-- Begin --

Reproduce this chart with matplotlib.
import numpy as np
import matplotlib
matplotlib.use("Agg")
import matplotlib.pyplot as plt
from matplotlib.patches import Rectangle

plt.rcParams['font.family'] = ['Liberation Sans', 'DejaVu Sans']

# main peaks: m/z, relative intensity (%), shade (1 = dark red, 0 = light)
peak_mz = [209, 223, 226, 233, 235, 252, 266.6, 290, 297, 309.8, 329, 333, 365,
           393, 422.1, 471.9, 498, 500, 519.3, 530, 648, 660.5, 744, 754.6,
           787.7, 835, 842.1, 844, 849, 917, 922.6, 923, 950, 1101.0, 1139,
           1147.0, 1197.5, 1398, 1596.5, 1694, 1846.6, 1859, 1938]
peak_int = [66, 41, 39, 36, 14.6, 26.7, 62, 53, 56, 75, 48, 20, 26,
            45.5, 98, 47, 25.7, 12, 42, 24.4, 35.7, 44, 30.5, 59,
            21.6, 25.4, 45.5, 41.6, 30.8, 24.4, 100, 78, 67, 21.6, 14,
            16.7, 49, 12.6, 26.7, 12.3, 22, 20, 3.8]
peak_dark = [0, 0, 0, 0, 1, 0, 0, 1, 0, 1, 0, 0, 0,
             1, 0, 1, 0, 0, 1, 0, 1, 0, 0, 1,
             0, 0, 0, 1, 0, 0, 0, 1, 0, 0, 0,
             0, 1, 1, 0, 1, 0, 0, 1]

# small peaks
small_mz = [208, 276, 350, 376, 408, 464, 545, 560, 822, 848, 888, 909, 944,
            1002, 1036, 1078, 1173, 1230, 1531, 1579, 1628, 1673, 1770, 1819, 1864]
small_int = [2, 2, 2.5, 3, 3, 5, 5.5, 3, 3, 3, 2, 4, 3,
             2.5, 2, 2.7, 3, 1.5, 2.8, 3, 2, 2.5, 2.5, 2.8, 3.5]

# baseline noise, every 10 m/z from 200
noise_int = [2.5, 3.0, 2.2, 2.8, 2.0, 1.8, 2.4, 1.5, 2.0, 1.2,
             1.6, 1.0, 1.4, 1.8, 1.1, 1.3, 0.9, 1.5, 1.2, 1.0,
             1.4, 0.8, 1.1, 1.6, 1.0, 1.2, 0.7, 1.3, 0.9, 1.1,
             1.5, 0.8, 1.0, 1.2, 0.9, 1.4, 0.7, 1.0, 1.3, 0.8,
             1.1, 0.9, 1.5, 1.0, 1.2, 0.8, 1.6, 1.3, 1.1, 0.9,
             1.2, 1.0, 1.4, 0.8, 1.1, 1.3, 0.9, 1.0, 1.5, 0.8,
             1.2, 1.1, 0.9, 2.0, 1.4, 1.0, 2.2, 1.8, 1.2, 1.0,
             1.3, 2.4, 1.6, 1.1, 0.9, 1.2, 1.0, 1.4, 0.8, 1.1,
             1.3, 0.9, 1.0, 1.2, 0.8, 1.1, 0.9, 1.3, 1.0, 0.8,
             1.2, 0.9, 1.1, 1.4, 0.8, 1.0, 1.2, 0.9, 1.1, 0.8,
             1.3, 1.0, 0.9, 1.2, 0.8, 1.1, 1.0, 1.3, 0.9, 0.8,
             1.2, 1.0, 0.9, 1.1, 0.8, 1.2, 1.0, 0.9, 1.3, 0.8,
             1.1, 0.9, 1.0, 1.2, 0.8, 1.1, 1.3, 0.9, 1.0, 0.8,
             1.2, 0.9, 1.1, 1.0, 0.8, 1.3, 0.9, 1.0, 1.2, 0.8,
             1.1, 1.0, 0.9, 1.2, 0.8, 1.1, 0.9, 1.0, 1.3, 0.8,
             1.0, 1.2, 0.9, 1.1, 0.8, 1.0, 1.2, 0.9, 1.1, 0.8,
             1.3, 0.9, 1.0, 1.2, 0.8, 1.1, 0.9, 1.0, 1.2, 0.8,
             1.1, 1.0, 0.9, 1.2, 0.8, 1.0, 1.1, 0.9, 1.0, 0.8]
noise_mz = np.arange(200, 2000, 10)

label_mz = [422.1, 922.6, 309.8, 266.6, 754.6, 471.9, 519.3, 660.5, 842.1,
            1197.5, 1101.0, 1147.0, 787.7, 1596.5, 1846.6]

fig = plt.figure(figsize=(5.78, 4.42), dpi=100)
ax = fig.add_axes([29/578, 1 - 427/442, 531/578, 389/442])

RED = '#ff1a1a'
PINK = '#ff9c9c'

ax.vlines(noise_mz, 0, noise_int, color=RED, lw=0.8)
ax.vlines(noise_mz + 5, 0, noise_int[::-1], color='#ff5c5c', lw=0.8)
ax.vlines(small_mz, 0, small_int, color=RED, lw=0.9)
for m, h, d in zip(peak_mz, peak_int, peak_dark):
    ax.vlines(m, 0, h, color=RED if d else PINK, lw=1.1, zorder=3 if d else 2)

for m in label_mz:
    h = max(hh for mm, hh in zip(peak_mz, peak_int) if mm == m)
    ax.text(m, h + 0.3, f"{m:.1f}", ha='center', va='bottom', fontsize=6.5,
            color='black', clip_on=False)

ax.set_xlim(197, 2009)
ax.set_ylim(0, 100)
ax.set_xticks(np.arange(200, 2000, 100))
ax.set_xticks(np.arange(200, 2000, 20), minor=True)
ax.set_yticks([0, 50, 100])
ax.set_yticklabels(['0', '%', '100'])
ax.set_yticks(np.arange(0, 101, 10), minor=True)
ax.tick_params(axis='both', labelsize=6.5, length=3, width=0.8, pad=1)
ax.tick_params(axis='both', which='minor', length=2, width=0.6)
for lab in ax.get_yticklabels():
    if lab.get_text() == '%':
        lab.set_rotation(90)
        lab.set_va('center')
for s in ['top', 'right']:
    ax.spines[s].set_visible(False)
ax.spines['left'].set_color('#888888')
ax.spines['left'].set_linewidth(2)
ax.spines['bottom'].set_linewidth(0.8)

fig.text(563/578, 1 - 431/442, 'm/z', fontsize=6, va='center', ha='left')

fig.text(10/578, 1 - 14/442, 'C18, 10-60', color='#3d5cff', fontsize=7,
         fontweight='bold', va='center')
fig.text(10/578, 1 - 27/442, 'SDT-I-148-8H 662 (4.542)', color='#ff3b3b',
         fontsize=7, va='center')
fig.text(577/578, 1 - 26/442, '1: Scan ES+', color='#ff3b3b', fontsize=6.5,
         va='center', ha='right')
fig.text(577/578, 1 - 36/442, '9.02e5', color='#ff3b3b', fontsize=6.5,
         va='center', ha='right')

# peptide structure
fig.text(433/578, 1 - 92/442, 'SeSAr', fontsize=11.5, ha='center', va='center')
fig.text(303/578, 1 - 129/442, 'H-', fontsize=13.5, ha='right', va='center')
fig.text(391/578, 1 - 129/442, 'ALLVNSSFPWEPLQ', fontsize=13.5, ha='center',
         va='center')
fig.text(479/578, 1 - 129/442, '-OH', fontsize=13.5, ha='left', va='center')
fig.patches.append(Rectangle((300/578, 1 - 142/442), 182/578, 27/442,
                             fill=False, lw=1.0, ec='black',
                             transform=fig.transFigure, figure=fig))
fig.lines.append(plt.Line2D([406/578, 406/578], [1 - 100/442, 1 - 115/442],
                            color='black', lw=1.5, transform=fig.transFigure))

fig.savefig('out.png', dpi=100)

-- End --
-- Begin --

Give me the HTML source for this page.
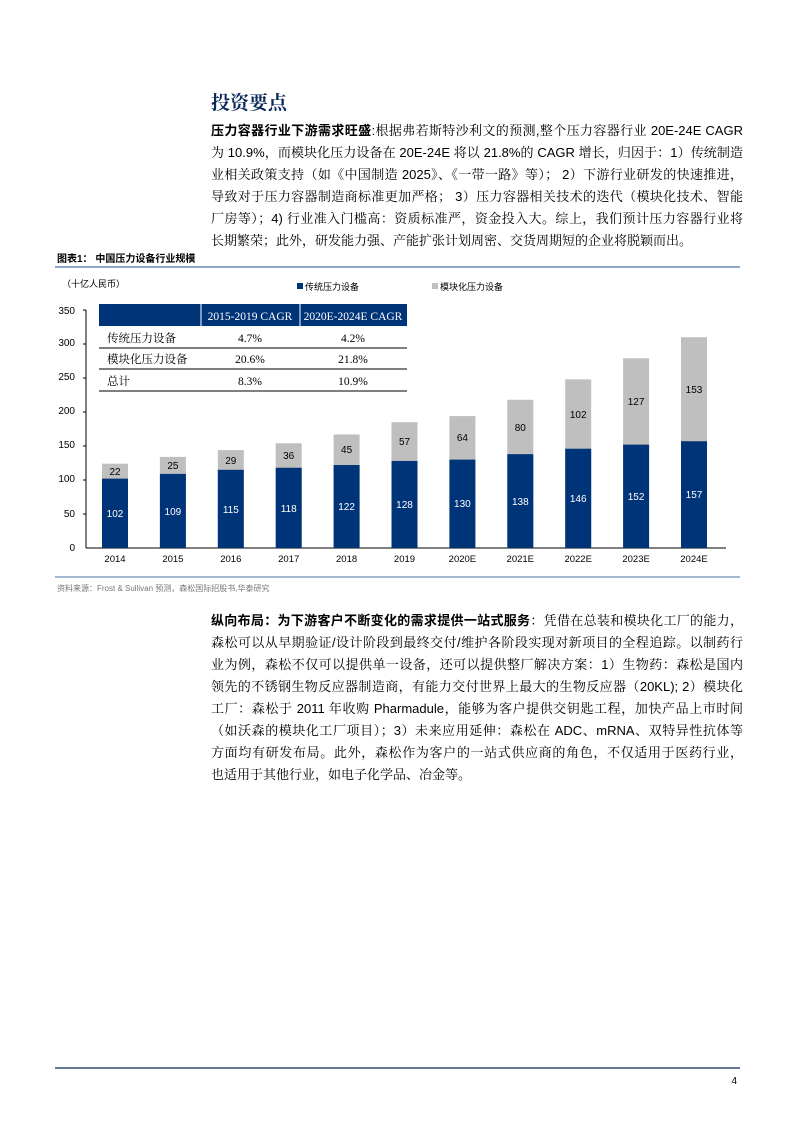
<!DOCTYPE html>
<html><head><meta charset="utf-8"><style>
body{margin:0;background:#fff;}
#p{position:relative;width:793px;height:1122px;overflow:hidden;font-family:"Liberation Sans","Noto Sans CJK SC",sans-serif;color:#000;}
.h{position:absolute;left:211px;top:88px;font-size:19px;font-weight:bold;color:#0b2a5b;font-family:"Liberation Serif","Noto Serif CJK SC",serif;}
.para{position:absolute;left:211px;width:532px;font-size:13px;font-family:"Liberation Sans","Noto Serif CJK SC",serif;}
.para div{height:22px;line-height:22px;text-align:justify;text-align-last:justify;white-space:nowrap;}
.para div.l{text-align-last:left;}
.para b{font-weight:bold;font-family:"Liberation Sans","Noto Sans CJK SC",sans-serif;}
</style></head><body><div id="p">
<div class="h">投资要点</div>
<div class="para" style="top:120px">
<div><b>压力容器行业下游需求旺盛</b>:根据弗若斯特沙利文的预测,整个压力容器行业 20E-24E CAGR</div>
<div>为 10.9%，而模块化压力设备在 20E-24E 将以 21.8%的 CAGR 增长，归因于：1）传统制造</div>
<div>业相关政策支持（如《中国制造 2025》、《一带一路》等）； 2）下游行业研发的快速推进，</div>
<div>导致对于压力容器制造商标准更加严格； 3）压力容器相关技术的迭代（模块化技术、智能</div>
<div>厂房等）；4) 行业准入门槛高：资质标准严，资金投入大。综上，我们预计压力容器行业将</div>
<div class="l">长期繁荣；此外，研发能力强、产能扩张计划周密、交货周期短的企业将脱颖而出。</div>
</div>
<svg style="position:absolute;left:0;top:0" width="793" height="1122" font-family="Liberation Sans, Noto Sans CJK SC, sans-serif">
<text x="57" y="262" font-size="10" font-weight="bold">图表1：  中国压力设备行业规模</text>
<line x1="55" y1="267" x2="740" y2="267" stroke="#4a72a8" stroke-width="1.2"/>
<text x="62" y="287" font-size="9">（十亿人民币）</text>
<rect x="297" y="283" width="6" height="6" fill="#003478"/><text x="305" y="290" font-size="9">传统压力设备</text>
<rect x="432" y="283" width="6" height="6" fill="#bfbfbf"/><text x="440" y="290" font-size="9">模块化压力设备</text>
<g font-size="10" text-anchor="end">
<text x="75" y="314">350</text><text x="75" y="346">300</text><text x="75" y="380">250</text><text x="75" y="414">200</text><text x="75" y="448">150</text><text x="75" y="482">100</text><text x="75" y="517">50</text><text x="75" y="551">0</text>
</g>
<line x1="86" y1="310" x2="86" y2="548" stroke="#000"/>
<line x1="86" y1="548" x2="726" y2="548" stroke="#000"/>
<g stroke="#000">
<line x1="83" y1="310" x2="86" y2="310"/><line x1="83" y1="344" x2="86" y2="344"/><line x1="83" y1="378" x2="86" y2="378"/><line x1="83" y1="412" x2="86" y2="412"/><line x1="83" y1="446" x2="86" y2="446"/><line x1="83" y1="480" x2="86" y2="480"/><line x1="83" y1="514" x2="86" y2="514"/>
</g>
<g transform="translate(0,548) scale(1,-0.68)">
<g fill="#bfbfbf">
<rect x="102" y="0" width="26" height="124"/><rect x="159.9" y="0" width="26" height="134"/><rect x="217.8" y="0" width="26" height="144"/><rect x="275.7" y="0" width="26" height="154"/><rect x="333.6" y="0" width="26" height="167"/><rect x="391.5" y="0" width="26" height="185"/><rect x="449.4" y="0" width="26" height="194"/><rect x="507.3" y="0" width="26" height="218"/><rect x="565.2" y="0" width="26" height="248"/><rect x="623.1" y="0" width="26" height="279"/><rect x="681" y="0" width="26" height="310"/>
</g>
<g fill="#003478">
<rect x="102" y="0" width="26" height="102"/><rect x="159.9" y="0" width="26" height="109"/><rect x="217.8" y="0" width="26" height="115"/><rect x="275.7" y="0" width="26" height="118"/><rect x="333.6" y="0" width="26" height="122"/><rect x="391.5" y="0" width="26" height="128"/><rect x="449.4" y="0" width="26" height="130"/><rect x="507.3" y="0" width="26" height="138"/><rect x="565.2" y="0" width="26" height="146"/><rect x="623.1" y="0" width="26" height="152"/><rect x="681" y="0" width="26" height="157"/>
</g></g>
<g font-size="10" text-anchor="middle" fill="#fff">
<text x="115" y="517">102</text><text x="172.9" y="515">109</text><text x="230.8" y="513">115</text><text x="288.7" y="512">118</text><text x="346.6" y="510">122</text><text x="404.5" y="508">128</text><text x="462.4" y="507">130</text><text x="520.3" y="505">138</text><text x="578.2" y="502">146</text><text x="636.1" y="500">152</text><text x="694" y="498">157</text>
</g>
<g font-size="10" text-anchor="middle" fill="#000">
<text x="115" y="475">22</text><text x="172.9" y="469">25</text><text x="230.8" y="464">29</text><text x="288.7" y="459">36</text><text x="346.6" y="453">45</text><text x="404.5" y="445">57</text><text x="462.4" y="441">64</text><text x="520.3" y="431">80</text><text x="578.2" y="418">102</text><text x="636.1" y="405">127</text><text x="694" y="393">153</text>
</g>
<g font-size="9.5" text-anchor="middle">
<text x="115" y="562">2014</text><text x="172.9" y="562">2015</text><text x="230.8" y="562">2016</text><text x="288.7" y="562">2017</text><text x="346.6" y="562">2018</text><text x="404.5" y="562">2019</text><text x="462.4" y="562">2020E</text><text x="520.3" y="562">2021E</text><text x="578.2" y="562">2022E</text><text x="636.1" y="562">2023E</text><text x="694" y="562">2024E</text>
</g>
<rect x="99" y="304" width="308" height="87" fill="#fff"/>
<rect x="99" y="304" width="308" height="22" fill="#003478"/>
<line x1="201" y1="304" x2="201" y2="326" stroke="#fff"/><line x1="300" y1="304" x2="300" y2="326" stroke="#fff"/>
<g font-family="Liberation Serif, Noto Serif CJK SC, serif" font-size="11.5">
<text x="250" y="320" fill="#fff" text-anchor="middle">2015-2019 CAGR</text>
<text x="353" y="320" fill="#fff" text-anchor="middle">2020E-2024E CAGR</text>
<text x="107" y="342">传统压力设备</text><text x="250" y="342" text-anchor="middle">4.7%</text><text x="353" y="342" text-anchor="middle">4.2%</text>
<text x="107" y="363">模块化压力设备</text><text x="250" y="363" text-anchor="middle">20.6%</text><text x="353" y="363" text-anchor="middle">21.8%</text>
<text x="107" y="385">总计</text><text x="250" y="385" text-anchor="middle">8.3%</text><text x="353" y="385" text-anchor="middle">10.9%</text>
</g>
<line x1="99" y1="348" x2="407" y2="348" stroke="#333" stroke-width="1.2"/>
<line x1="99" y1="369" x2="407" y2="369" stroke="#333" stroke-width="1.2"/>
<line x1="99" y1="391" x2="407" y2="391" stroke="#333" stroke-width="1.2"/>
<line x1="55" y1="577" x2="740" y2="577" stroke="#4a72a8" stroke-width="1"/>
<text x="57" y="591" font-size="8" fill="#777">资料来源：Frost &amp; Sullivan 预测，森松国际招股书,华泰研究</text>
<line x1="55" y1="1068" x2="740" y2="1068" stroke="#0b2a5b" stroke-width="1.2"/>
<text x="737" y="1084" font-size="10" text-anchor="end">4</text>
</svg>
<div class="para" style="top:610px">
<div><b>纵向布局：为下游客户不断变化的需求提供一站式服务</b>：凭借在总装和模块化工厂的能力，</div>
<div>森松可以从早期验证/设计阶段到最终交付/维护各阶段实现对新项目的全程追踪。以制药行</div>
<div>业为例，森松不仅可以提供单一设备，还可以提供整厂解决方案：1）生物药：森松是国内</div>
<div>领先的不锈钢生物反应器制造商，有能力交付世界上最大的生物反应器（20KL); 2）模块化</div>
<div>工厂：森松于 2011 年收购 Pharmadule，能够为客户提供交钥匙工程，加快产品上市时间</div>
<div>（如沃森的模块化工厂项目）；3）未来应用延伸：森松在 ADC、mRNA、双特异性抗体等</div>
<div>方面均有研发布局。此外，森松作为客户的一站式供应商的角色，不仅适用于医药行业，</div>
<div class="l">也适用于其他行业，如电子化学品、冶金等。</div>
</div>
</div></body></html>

-- End --

* _Short problem_
Copy out exactly the lines from the one with "Reproduce this chart with matplotlib." through the one with "plt.rcParams['font.family'] = ['Liberation", counting both ends, and no other lines.

* _Response below_
Reproduce this chart with matplotlib.
import numpy as np
import matplotlib
matplotlib.use("Agg")
import matplotlib.pyplot as plt
from matplotlib.patches import Rectangle

plt.rcParams['font.family'] = ['Liberation Sans', 'DejaVu Sans']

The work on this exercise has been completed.